The formal inspiration for the work comes from the ancient biblical texts dating back to the origins of Western civilization, which contain no punctuation or spaces between the letters. The constraint of 85 letters is based on the Talmudic definition of a book as a minimum of 85 letters in which meaning is in continual movement. Coincidentally, the formal constraint of 85 letters is also akin to the morpho-syllabic process of constructing meanings with shifting semantic kernels of the Chinese language. Hence, a formal constraint based on an ancient Western textual practice to stage an encounter with the Chinese culture and language.

The artists have applied variations on the same constraint to different series of works and published them in a special edition artist’s book, housed in a dock produced by Nathan Tremblay and presented here as part of the exhibition.


Biographies


Claire Huot is a sinologist, academic, and artist. She has been engaged in the study of Chinese language and culture since the late 1970s. She is fluent in spoken Mandarin and written Chinese and has spent several year-long periods of time studying and working in China. She holds a Ph.D. from the Université de Montréal with a thesis on the theory and translation of Chinese calligraphy (1987). She has taught and written extensively about Chinese contemporary film, visual arts, and literature. She served as Canada’s Cultural Counselor in the People’s Republic of China in 2000–2002. In addition to her work on the 85 Project, she has published a critical book entitled China’s New Cultural Scene (Duke University Press, 2000), and a novel entitled The Prison Tangram (Mercury Press, 2006). She is presently an Associate Professor of Chinese Studies at the University of Calgary.

Robert Majzels is a writer whose work defies categories. He has experimented with the established genres in poetry, fiction and drama. He has translated several books of poetry and fiction from French into English and won several prizes including the Governor General’s Award for Translation. His earliest work already highlighted the materiality of language, pasting newspaper clippings into his first novel, Hellman’s Scrapbook, for example. His novel Apikoros Sleuth adopts the dynamic and polyvocal form of the Talmud, with a central column of text surrounded by other columns and annotations. In 2007, he won the Alcuin Society Prize for Excellence in Book Design for the limited edition of Apikoros Sleuth. From 2000 to 2002, Robert lived in Beijing, China, where he studied Mandarin Chinese. With the 85 Project, he has furthered his experiments on the visual and cross-cultural powers of language. He was an Associate Professor in English at the University of Calgary until 2014.

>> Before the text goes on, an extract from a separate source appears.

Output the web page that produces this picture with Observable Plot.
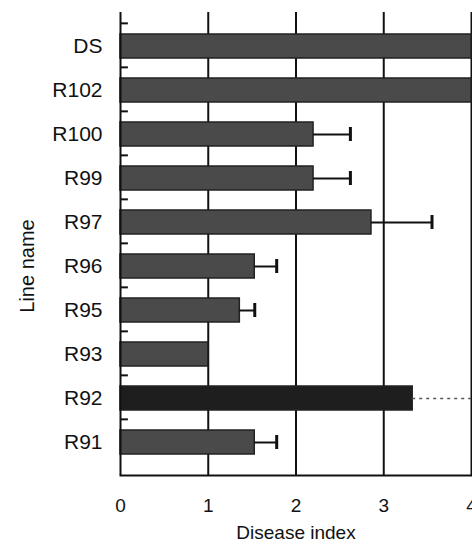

Nathan Tremblay is a visual artist with a Masters degree in Computational Media Design from the University of Calgary. He is the principal Director / Designer for Palette Industries (www.paletteindustries.com), a multi-disciplinary design firm located in Calgary, AB, Canada. Palette strives to construct unique situations that explore the intrinsic nature of our own embedded narratives, personally and communally, creating a continuously evolving dialogue between the object, the individual and the environment.